Ahead of Eid al-Adha holidays, the Qatar Stock Exchange on Thursday witnessed higher trading turnover and volumes but its key benchmark lost 100 points to settle below the 10,600 mark.
Foreign institutions hurriedly squared of their positions, leading the 20-stock Qatar Index to knock off 0.95% and close lower at 10,534.1 points. The market’s year-to-date gains have narrowed down to 1%.
Profit-booking was higher at the telecom, realty, banking and transport counters in the bourse, where banking, real estate and industrials stocks together accounted for more than 72% of the total volumes.
Islamic stocks were seen declining slower than the conventional ones in the market, where local individual investors and domestic institutions were notably seen increasingly bullish.
Market capitalisation shed 0.72%, or more than QR4bn, to QR565.19bn.
The Total Return Index fell 0.95% to 17,043.48 points, the All Share Index by 0.73% to 2,906.72 points and the Al Rayan Islamic Index by 0.52% to 3,987.5 points.
Telecom stocks shrank 1.6%, realty (1.3%), banks and financial services (1.05%) and transport (1.03%); whereas insurance gained 0.48%, industrials (0.08%) and consumer goods (0.03%).
Influential losers included Ooredoo, Ezdan, QNB, Qatar Islamic Bank, Commercial Bank, Industries Qatar, Qatari Investors Group and Nakilat; even as Mazaya Qatar, Barwa, Vodafone Qatar, Gulf International Services, Mesaieed Petrochemical Holding, Dlala and al khaliji bucked the trend.
Non-Qatari institutions turned net sellers to the tune of QR80.16mn against net buyers of QR1.33mn the previous day.

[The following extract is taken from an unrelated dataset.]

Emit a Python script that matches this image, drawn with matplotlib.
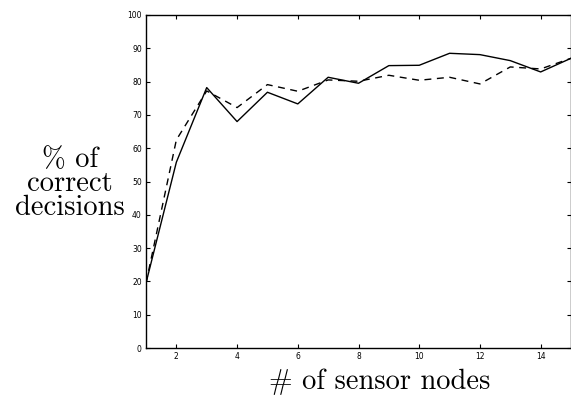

GCC (Gulf Cooperation Council) individual investors’ net buying fell to QR3.87mn compared to QR5.93mn on Wednesday.
However, domestic institutions’ net buying strengthened to QR62.91mn against QR32.53mn on September 7.
Local retail investors’ net buying also increased to QR47.79mn compared to QR18.78mn the previous day.
Non-Qatari individual investors’ net buying rose marginally to QR11.43mn against QR11.01mn on Wednesday.
GCC institutions’ net profit-booking weakened to QR45.8mn compared to QR69.55mn on September 7.
Total trade volume rose 71% to 9.63mn shares, value by 69% to QR434.49mn and deals by 35% to 6,918.
The insurance sector’s trade volume more than tripled to 0.21mn equities and value also more than tripled to QR17.48mn on more than tripled transactions to 231.
The transport sector’s trade volume more than tripled to 0.76mn stocks and value more than doubled to QR20.8mn on a 7% jump in deals to 487.
The real estate sector’s trade volume more than doubled to 2.14mn shares and value also more than doubled to QR49.39mn on more-than-doubled transactions to 1,343.
The consumer goods sector’s trade volume more than doubled to 0.32mn equities, value soared 61% to QR15.63mn and deals by 37% to 307.
The telecom sector reported a 84% surge in trade volume to 1.4mn stocks, 94% in value to QR39.66mn and 14% in transactions to 821.
The industrials sector’s trade volume soared 61% to 1.63mn shares, value by 52% to QR99.78mn and deals by 30% to 1,491.
The banks and financial services sector saw a 26% expansion in trade volume to 3.18mn equities, 48% in value to QR191.75mn and 22% in transactions to 2,238.
In the debt market, there was no trading of treasury bills and government bonds.